I do not believe Mr. Cooperman should be given either credit or blame for this alternate system. The fact that he has been allowed to circumvent teacher training is the fault of a disorganized education profession. In developing the alternate-certification plan, Mr. Cooperman has received the cooperation and support of the universities, almost every school of education in New Jersey, the majority of the state's most reputable educators, the school boards, the state parent-teacher association, and the New Jersey affiliate of the National Education Association. (The lonely exception was Marcantonio Lacatena, president of the New Jersey State Federation of Teachers.)

Mr. Cooperman has also received support from--or at least he was not criticized by--various national associations concerned with children's welfare, early-childhood education, the education of exceptional children, higher education, and teacher education. An exception was the American Association of Colleges for Teacher Education, which sponsored a conference in New Jersey to organize opposition to the plan. But the group's outcry did not impress the state board of education.

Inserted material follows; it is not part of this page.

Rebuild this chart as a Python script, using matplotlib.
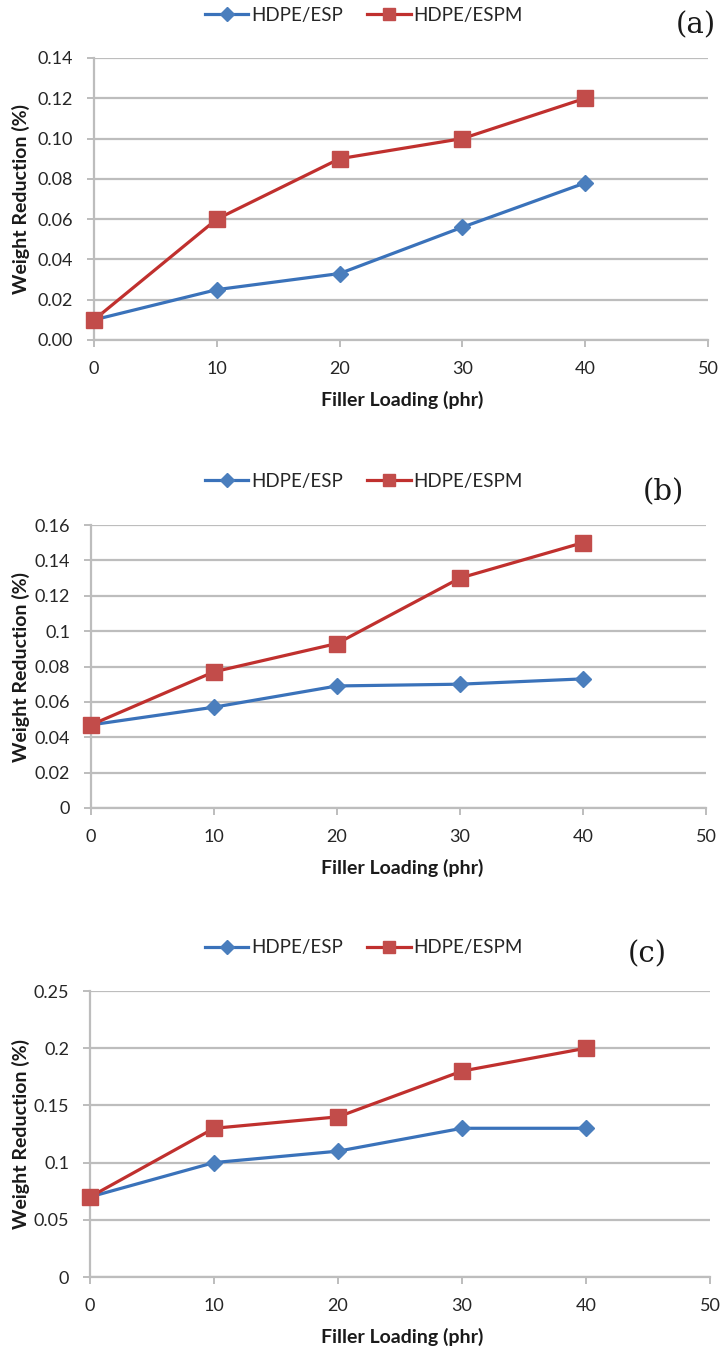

These education groups apparently agree with Mr. Cooperman that college graduates who pass subject-matter tests should be allowed to learn to teach on the job. Mr. Cooperman should not be singled out as the architect or as the master planner of anything, when almost every professional organization agrees with or accedes to his approach.

A few other predictions: As the need for teachers increases in the next decade, schools of education, as they seek to raise standards, will cut down on the number of graduates. The effect will be that several states, in need of teachers, will emulate "the New Jersey model." A future administration in Washington will select Mr. Cooperman as secretary of education. By that time, groups of professional educators will be able to show that they supported Mr. Cooperman and the New Jersey model from its inception.